_Exercise_
Will you output the lines between the ones holding "Convert this diagram to TikZ code." and "minimum width=266pt, minimum", inclusive, exactly as they stand, and only those lines, with the pictures left out?

━━━━━ Record list

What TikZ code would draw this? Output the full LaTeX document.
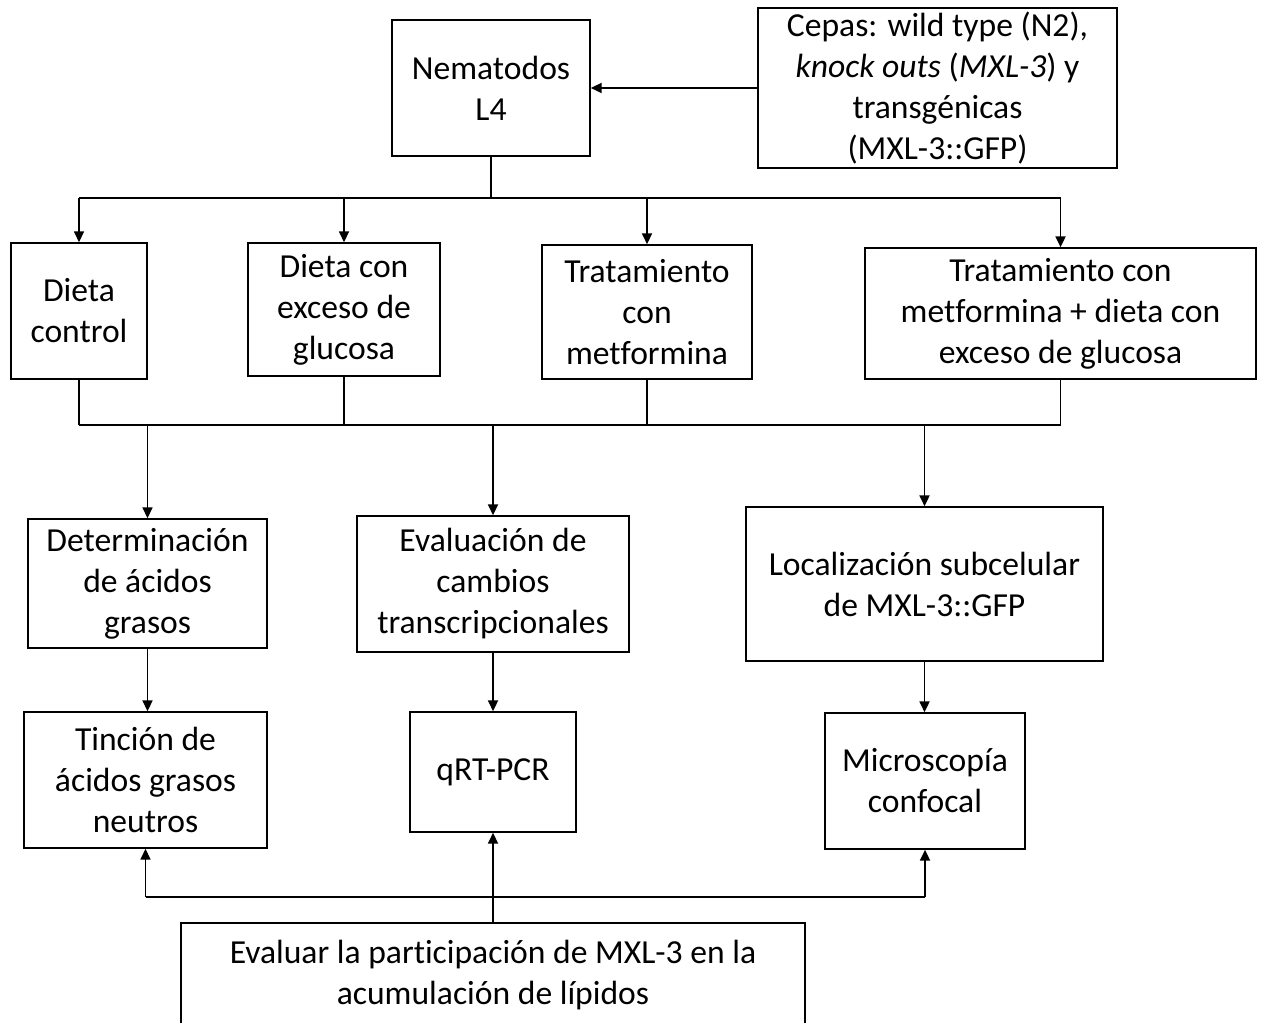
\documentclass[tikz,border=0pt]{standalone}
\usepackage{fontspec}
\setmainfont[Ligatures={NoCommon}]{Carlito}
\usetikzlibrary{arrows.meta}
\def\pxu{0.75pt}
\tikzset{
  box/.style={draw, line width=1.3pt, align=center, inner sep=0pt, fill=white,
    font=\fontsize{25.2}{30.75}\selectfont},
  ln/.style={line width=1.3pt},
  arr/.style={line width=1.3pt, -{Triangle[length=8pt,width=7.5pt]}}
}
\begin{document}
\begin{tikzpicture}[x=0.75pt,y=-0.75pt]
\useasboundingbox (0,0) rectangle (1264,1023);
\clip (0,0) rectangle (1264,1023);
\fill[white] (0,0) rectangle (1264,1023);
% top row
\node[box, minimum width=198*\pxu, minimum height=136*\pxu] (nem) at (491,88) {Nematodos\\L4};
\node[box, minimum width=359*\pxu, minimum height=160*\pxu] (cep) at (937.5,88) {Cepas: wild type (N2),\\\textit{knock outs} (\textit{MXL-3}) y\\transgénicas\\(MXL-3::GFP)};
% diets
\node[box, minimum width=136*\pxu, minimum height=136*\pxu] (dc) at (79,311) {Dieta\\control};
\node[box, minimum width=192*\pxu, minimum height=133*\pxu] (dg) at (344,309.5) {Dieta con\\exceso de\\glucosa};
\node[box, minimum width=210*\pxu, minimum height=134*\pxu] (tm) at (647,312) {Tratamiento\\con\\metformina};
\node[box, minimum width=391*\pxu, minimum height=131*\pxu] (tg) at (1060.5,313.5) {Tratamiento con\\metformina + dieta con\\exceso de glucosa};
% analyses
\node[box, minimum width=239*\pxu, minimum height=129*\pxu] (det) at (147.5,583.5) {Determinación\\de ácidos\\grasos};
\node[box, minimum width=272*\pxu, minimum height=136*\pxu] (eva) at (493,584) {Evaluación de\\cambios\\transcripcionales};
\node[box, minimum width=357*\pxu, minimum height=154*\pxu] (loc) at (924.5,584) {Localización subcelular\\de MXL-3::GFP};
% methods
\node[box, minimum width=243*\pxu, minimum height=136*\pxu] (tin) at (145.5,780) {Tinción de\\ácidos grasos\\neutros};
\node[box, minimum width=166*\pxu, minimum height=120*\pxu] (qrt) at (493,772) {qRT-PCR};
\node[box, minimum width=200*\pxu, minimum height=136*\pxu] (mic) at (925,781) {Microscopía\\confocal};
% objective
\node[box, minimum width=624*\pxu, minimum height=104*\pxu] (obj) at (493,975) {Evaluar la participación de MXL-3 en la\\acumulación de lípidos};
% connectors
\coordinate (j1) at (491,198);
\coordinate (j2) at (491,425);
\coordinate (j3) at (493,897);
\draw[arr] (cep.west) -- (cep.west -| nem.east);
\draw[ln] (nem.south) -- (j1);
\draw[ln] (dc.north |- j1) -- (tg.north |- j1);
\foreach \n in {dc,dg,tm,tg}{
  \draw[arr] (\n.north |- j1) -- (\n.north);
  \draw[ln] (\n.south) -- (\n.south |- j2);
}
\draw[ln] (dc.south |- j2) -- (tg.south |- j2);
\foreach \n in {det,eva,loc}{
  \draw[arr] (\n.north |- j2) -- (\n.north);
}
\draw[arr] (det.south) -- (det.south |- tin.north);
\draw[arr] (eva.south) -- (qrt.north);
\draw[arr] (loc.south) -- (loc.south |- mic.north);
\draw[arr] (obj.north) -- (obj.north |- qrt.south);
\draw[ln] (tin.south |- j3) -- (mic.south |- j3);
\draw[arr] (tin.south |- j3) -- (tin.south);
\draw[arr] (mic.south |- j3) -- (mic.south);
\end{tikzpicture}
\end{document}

━━━━━━━━━━
━━━━━ Record list

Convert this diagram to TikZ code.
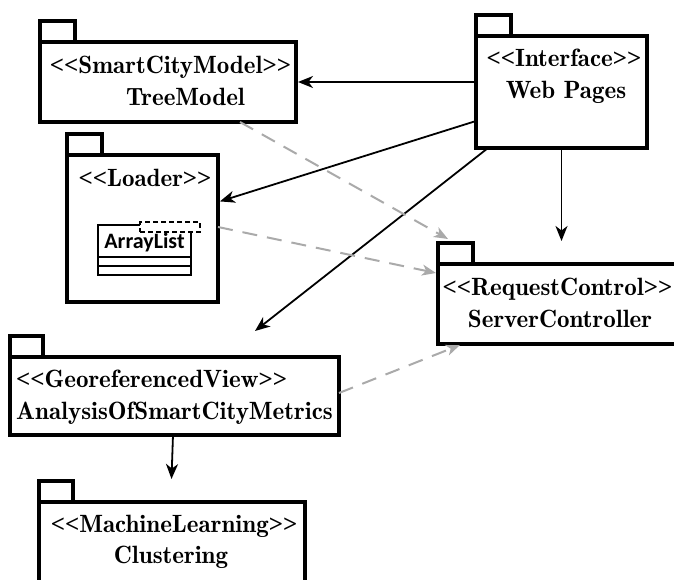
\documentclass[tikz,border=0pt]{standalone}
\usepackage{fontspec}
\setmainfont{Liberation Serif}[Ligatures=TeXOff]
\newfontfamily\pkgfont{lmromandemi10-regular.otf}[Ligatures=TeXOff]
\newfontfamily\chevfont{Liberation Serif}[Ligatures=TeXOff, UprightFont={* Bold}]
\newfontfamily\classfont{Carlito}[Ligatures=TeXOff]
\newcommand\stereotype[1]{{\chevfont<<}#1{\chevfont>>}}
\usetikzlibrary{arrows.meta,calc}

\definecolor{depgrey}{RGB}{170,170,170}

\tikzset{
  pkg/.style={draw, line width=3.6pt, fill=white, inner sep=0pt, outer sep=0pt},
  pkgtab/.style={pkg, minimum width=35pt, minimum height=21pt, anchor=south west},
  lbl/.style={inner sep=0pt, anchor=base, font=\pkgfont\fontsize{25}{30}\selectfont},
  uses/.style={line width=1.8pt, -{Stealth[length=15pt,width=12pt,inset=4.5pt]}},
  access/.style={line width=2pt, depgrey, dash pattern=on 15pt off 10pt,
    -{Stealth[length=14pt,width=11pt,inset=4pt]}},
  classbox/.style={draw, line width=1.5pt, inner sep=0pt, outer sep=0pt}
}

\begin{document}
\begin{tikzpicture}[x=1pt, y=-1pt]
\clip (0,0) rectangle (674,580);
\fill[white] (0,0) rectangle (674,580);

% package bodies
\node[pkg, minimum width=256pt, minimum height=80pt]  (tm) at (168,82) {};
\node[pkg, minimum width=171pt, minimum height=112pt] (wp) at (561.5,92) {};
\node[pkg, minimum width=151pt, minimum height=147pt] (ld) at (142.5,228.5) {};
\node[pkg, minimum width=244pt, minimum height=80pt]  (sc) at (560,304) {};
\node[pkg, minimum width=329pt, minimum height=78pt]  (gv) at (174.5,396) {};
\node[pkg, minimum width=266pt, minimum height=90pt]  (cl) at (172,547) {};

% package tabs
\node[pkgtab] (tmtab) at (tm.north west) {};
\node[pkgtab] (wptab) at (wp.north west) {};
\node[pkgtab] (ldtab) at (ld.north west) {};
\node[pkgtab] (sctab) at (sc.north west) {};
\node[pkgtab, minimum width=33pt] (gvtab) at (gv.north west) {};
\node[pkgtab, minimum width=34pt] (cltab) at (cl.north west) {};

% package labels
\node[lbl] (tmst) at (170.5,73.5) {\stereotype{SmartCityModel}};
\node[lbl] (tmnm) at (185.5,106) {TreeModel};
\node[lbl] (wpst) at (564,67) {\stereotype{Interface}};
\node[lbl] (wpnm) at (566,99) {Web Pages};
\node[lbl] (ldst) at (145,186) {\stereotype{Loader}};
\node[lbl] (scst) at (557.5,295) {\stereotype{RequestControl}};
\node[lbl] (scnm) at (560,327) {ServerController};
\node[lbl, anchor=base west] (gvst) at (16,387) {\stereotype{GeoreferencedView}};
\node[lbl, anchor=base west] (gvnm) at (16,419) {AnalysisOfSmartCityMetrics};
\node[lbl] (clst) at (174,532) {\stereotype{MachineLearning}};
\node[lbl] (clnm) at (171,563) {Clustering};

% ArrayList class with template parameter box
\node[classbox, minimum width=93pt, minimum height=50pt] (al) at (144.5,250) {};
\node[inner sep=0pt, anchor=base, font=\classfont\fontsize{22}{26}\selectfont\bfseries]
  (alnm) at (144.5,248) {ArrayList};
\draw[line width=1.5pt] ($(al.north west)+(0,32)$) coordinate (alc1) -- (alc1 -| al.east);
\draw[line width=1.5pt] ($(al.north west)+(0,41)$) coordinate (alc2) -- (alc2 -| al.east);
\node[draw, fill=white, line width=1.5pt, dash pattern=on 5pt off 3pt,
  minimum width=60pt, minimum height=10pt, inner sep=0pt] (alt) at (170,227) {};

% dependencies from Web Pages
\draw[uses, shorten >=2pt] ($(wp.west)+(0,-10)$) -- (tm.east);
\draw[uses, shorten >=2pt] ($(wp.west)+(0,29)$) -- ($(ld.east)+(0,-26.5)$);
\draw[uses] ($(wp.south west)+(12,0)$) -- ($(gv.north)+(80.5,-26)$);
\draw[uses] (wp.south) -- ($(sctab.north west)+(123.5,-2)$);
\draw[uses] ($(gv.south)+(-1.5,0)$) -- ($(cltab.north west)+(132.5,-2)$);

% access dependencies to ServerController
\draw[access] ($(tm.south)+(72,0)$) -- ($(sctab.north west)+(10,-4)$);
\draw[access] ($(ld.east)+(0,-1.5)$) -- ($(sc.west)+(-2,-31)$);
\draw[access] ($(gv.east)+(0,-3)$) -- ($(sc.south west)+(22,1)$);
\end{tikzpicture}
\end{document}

━━━━━━━━━━

_Final result_
Convert this diagram to TikZ code.
\documentclass[tikz,border=0pt]{standalone}
\usepackage{fontspec}
\setmainfont{Liberation Serif}[Ligatures=TeXOff]
\newfontfamily\pkgfont{lmromandemi10-regular.otf}[Ligatures=TeXOff]
\newfontfamily\chevfont{Liberation Serif}[Ligatures=TeXOff, UprightFont={* Bold}]
\newfontfamily\classfont{Carlito}[Ligatures=TeXOff]
\newcommand\stereotype[1]{{\chevfont<<}#1{\chevfont>>}}
\usetikzlibrary{arrows.meta,calc}

\definecolor{depgrey}{RGB}{170,170,170}

\tikzset{
  pkg/.style={draw, line width=3.6pt, fill=white, inner sep=0pt, outer sep=0pt},
  pkgtab/.style={pkg, minimum width=35pt, minimum height=21pt, anchor=south west},
  lbl/.style={inner sep=0pt, anchor=base, font=\pkgfont\fontsize{25}{30}\selectfont},
  uses/.style={line width=1.8pt, -{Stealth[length=15pt,width=12pt,inset=4.5pt]}},
  access/.style={line width=2pt, depgrey, dash pattern=on 15pt off 10pt,
    -{Stealth[length=14pt,width=11pt,inset=4pt]}},
  classbox/.style={draw, line width=1.5pt, inner sep=0pt, outer sep=0pt}
}

\begin{document}
\begin{tikzpicture}[x=1pt, y=-1pt]
\clip (0,0) rectangle (674,580);
\fill[white] (0,0) rectangle (674,580);

% package bodies
\node[pkg, minimum width=256pt, minimum height=80pt]  (tm) at (168,82) {};
\node[pkg, minimum width=171pt, minimum height=112pt] (wp) at (561.5,92) {};
\node[pkg, minimum width=151pt, minimum height=147pt] (ld) at (142.5,228.5) {};
\node[pkg, minimum width=244pt, minimum height=80pt]  (sc) at (560,304) {};
\node[pkg, minimum width=329pt, minimum height=78pt]  (gv) at (174.5,396) {};
\node[pkg, minimum width=266pt, minimum height=90pt]  (cl) at (172,547) {};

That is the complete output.